# [Your instructions]
Look through the material below. Copy every line with the string "code" in it.

# [Records for this task]
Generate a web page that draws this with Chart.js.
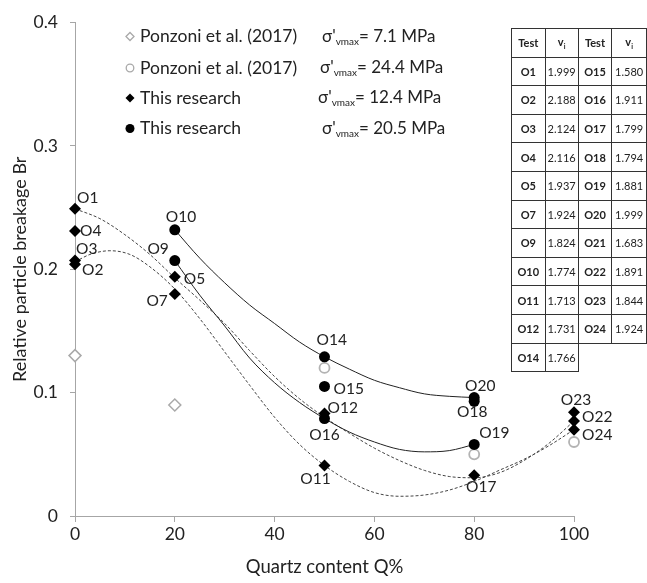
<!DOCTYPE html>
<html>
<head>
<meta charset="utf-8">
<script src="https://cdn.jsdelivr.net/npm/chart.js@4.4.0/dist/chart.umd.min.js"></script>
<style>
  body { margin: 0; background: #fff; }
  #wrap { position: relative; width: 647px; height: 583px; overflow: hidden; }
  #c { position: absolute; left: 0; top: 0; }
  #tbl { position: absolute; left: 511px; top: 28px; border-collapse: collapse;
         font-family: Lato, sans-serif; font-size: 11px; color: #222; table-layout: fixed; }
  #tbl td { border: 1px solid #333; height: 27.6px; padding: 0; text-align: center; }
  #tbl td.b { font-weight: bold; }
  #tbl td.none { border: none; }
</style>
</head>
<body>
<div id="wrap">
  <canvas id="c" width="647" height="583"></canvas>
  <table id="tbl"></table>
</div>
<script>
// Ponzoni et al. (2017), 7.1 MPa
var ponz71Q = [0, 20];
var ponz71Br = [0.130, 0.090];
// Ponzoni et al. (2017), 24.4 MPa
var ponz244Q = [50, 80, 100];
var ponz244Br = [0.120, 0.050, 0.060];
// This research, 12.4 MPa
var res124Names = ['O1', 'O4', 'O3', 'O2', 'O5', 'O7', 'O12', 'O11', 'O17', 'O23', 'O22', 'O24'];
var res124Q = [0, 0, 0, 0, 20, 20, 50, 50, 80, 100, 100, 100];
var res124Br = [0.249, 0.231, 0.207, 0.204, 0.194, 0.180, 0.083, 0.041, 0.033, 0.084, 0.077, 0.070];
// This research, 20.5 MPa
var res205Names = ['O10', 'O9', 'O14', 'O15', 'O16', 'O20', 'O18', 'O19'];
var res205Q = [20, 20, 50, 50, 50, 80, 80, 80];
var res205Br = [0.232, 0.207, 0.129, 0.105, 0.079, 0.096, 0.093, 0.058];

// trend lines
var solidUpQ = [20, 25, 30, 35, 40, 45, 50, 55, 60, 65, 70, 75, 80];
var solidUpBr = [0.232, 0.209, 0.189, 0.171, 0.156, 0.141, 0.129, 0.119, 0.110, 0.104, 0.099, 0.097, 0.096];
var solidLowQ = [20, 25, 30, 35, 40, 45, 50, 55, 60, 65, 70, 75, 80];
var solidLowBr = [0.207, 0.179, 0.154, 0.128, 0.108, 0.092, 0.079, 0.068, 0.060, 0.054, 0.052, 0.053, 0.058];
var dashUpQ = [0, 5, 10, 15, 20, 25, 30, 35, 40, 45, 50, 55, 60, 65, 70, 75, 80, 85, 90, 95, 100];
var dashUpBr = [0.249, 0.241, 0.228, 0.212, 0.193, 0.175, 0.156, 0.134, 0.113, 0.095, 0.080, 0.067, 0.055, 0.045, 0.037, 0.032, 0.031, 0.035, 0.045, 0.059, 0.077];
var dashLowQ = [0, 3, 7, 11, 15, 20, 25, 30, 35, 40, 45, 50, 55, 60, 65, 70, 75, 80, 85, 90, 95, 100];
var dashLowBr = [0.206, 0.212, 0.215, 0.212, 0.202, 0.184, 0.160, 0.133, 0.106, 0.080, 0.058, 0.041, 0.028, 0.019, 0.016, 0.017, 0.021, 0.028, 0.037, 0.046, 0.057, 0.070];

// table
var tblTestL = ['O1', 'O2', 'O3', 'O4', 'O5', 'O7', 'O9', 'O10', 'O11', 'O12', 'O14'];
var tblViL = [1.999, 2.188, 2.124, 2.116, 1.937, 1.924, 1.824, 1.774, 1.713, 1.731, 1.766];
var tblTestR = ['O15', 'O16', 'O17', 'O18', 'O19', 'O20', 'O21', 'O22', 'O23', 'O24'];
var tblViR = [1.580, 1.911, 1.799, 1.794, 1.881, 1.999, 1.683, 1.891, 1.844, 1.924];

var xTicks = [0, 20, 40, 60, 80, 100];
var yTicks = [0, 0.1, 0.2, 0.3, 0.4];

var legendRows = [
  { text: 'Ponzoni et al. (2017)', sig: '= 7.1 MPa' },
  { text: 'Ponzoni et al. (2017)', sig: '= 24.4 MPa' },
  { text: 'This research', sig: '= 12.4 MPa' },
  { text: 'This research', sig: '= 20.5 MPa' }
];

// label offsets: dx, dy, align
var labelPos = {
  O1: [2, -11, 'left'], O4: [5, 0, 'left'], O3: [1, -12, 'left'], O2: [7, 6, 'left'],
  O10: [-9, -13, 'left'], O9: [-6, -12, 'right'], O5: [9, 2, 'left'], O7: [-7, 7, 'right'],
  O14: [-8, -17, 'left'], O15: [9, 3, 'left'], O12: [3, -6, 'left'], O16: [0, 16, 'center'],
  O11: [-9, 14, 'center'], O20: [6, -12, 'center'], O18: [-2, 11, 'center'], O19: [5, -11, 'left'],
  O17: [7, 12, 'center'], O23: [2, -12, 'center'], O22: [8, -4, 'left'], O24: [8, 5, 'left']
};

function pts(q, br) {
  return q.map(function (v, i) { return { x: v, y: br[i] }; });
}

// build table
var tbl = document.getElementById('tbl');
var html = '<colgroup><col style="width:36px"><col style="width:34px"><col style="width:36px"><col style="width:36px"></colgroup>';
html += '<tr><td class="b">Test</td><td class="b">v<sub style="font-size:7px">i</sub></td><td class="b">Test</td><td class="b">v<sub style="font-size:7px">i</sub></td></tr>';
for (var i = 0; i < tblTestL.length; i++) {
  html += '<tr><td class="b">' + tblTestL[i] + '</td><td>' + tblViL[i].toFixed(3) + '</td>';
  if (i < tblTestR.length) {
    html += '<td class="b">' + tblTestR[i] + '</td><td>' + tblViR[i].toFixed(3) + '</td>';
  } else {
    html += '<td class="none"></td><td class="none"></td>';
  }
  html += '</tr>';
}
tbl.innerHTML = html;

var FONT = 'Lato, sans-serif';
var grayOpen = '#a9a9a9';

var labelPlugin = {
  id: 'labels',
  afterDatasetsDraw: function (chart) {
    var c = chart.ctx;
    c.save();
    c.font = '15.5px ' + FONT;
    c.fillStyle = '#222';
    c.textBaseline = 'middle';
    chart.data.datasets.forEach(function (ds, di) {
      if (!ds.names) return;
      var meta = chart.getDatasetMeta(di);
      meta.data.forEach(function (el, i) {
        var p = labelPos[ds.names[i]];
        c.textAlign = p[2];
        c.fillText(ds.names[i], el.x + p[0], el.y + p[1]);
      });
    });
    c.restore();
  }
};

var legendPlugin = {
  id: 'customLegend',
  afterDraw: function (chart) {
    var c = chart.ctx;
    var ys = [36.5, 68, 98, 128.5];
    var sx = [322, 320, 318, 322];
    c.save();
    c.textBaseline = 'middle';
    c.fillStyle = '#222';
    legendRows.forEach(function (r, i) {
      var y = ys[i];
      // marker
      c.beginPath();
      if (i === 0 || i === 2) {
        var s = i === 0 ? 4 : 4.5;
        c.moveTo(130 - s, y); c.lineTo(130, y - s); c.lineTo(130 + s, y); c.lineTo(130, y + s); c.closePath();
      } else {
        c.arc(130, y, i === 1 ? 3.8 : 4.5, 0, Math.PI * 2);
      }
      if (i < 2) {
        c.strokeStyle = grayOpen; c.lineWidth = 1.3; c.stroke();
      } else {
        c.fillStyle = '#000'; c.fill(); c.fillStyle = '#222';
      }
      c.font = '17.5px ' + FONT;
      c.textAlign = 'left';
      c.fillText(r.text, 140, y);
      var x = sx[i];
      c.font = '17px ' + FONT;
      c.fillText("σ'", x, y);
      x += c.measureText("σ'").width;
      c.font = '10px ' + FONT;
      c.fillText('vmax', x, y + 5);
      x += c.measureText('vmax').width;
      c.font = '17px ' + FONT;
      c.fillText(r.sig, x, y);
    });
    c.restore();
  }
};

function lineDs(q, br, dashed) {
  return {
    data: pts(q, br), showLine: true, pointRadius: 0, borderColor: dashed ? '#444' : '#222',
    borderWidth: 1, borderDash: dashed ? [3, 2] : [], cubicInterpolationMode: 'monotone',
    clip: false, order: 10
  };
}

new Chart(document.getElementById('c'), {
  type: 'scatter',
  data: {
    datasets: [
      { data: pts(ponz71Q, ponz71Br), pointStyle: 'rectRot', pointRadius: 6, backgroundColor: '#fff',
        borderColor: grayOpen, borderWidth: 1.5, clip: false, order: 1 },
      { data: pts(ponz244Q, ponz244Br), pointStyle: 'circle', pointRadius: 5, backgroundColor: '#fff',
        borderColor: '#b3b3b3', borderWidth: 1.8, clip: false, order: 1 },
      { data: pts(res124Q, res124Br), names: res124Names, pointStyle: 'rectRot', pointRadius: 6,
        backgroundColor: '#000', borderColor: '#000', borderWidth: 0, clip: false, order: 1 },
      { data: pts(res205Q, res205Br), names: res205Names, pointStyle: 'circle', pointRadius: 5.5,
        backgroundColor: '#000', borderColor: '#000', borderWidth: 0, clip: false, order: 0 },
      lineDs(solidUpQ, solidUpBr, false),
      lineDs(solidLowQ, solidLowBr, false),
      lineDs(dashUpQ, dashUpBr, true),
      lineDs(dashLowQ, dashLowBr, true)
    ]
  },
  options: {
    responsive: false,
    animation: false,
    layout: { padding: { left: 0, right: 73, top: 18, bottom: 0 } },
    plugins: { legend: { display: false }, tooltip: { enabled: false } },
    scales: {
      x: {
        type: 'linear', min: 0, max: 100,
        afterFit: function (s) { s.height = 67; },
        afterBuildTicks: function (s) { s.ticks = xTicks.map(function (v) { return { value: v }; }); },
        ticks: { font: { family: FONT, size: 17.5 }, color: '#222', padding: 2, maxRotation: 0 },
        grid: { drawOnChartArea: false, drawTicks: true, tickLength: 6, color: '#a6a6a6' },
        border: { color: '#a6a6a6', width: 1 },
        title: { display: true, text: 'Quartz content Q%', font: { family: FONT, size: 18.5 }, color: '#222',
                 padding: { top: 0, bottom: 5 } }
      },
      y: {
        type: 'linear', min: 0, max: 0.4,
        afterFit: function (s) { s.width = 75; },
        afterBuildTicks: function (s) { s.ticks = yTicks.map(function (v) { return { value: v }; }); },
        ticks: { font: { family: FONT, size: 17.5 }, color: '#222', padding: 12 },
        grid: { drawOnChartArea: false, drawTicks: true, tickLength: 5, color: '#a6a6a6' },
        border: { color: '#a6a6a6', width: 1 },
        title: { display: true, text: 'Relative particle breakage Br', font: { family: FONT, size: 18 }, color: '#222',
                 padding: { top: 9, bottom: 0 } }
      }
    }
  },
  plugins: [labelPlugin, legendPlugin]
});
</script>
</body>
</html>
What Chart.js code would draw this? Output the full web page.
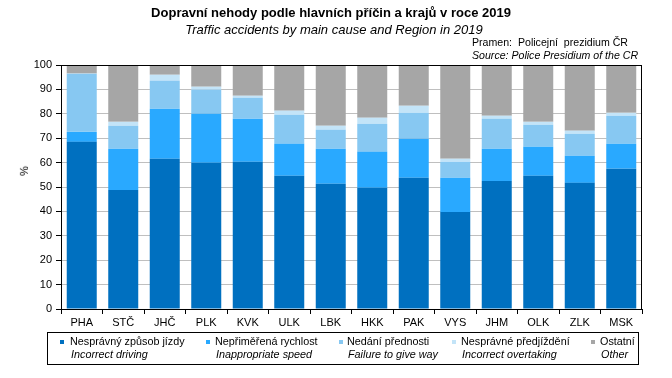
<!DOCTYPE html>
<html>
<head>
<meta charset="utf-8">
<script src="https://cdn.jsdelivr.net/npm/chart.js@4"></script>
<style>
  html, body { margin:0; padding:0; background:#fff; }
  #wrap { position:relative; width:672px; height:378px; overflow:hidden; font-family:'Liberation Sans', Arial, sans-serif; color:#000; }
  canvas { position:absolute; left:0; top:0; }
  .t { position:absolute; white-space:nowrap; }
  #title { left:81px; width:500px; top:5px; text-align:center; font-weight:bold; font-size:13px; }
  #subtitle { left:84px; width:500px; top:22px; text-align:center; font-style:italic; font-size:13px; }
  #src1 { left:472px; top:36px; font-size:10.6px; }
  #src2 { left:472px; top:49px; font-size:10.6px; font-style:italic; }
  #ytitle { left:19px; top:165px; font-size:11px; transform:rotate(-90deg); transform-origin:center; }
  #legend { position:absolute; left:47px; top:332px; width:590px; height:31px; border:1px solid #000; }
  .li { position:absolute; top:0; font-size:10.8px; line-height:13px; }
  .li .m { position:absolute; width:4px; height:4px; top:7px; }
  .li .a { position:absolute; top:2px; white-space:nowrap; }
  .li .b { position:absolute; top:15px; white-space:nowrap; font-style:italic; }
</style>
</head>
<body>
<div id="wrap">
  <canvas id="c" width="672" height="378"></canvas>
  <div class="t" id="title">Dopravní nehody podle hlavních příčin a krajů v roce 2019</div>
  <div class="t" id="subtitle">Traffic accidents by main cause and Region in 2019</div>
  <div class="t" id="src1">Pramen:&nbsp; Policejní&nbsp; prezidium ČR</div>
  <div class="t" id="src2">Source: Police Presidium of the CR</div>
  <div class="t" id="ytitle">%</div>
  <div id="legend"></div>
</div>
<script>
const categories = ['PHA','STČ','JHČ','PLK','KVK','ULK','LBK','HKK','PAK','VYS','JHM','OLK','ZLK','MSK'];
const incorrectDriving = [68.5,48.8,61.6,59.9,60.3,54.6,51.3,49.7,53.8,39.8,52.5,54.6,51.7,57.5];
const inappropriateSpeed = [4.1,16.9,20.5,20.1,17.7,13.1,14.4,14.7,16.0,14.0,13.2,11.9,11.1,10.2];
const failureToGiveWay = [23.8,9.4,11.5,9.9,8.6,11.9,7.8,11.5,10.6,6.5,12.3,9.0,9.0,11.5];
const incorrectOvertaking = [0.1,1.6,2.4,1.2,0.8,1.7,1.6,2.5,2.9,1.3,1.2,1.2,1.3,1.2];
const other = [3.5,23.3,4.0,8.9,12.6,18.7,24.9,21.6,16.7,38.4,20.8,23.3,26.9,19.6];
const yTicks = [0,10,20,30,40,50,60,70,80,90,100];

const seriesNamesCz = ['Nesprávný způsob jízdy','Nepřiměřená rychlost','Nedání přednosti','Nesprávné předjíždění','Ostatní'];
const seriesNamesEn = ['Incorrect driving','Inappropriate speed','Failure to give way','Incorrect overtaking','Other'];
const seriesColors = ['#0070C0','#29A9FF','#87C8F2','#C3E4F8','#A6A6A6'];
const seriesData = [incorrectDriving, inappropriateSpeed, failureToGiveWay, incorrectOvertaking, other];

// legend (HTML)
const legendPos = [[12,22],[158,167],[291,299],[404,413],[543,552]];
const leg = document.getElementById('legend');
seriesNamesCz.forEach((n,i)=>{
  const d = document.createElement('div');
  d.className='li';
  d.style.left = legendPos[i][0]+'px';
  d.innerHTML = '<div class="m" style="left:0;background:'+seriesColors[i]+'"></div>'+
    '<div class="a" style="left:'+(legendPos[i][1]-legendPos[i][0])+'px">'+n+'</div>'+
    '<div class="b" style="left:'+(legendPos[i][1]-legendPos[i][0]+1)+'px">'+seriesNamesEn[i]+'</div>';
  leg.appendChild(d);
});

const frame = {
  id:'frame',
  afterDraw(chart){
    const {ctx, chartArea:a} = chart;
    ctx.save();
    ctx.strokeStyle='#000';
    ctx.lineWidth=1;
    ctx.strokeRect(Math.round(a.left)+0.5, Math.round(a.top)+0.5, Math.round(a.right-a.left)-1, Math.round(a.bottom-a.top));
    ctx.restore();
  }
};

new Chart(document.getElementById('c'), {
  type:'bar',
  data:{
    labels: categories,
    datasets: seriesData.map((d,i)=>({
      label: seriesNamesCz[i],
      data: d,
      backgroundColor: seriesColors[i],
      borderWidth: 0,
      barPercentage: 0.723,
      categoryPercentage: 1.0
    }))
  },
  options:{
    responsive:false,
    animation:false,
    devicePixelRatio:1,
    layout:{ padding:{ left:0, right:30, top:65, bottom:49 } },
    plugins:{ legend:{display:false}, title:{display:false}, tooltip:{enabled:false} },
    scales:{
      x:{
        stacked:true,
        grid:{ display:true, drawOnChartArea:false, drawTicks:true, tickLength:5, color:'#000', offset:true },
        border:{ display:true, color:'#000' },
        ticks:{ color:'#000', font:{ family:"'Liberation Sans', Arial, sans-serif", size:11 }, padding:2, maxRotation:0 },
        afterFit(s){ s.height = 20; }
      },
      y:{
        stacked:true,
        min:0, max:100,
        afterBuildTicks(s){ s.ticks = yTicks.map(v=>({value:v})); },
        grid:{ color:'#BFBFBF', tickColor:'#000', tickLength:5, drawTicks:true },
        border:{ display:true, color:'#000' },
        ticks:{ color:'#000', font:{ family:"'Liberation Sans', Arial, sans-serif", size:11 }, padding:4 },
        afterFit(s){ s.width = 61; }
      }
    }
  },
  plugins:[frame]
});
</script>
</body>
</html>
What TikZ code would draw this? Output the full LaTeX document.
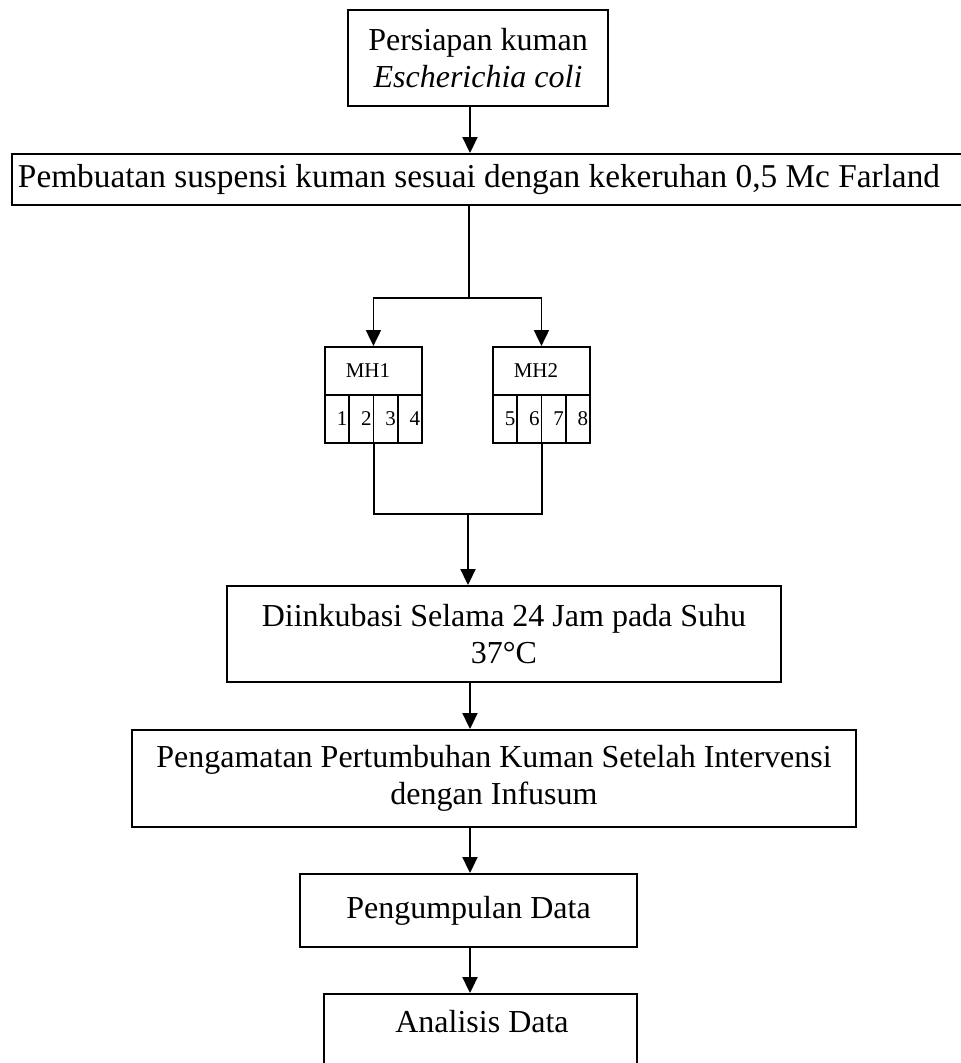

# [Task solution]
What Chart.js code would draw this? Output the full web page.
What TikZ code would draw this? Output the full LaTeX document.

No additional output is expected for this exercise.